= St Osyth Witches =

1582 witchcraft trial in Essex, England

The St Osyth Witches were 14 women who were tried for witchcraft in Essex in 1582. A village near Brightlingsea in Essex, St Osyth was home to 14 women who were put on trial for witchcraft, some of whom were duly convicted according to law.

== Ursula Kemp ==
Ursula Kemp had a reputation of being able to undo curses that had been placed upon people by the means of witchcraft, this had led her to be one of the first accused of witchcraft by Grace Thurlowe.

Kemp’s case showed what happens when a woman does not conform to societal expectations due to the accusations made by Thurlow and Letherdale.

== Trial ==
Brian Darcy, Grace Thurlowe's employer, imprisoned Ursula and committed her for trial in February 1582 at the seasonal criminal court (assizes).

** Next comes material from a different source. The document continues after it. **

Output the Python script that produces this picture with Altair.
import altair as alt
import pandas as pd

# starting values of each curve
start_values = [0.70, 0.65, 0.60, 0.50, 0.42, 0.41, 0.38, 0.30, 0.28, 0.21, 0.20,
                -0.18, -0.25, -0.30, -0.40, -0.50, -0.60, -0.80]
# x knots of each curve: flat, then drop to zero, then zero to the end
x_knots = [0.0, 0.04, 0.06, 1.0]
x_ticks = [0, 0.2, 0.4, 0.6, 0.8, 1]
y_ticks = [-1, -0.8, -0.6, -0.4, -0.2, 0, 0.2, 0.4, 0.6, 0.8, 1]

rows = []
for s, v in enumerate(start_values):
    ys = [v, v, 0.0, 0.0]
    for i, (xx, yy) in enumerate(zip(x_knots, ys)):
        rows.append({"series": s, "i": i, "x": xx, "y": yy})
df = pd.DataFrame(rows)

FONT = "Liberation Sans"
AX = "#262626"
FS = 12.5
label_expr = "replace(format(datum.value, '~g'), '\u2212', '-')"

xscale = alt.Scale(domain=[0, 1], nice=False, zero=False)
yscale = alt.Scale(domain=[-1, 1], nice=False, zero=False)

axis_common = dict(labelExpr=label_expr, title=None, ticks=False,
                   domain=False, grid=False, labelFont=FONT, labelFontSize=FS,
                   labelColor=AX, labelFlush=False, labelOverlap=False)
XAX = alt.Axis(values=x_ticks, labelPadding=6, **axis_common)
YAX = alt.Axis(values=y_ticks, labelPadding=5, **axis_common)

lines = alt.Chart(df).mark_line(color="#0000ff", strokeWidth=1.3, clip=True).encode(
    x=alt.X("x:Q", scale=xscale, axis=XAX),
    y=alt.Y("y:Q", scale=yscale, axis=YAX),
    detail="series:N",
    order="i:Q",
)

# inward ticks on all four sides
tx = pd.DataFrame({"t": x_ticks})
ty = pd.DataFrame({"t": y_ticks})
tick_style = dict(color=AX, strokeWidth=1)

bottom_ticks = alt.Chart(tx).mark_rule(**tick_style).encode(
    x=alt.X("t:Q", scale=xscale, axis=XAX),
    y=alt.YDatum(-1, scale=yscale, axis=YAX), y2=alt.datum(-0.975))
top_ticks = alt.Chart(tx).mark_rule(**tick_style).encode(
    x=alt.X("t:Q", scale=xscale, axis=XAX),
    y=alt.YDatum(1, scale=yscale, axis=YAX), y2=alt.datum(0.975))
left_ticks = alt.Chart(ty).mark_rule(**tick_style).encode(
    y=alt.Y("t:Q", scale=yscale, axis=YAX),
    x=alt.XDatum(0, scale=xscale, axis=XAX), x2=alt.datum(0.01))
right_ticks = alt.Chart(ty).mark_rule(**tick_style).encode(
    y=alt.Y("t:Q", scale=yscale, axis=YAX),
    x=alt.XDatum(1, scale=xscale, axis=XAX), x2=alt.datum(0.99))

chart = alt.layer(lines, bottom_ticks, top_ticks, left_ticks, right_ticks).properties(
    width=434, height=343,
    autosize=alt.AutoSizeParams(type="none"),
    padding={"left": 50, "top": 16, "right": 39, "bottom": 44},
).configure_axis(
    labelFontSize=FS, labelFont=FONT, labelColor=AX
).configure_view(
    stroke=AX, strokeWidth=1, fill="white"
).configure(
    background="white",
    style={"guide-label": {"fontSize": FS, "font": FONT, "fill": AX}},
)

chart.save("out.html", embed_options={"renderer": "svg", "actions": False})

The testimony of Ursula Kemp's eight-year-old son helped to secure a conviction: partly because of her son's evidence and partly because of the court's promise to treat her with clemency, she confessed to the art of witchcraft, and in this confession (as was often the case) she implicated others that she knew.

The charges brought against Kemp ranged from preventing beer from brewing to causing a death through the means of sorcery, the punishment for which was execution. When the trial ended Kemp was executed by hanging along with Elizabeth Bennet, who was found guilty of murdering four people through witchcraft and confessed to having two familiars.